Microwave heating effects on degradation and migration of additives from polypropylene packaging

Abstract: The effect of different food types, polymer qualities and microwaves on the overall and specific migration during microwave heating of plastic packaging was investigated to better understand the packaging-food interactions and the effect of microwaves on food packaging. This work focuses on the migration of chemical compounds to food simulants from commercially available polypropylene packages. Packages used were made of polypropylene homopolymer (PP), co-polymer (PP-C) and random co-polymer (PP-R). Polymers matrix changes were monitored by following possible changes in crystallinity after microwave heating.
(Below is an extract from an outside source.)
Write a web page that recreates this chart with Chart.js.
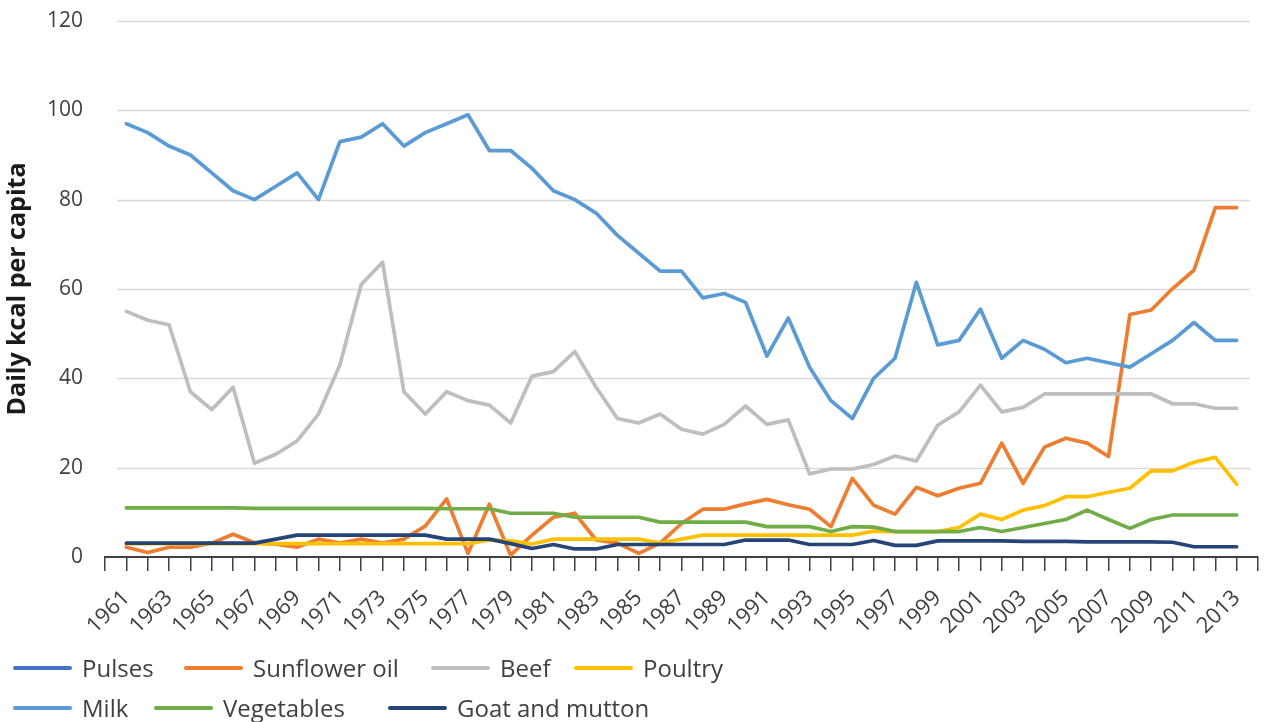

Antioxidants Irgafos 168 and Irganox 1010 were present in all the three PP packages. Other volatiles, primarily degradation products of antioxidants, were also detected and identified in the unaged packages. Significant antioxidant degradation took place during microwave heating of the packages in the fatty food simulants 90/10 isooctane/ethanol and ethanol resulting in the formation and migration of degradation products while no degradation of antioxidants was detected during conventional heating of the packages in the fatty food simulants. Antioxidant Irgafos 168 and Irganox 1010 migration rates were otherwise similar during microwave heating as during conventional heating to the fatty food simulants and antioxidant diffusion coefficients were similar to earlier established values obtained during conventional heating. Antioxidant migration rates from the three polymers to fatty food simulants differed largely with respect to PP type and increased with decreasing degree of crystallinity in the materials, PP-R showing the highest migration rate. Swelling in isooctane food simulant caused the antioxidant diffusion coefficients to increase by factors of 100-1000 at 80 ºC and decreased the temperature dependence of antioxidant migration. It also increased the overall migration to above established overall migration limits during both microwave and conventional heating. Electrospray ionization mass spectrometry (ESI-MS) was shown to be a valuable new tool for additive migration analysis of compounds not detectable by HPLC or GC-MS.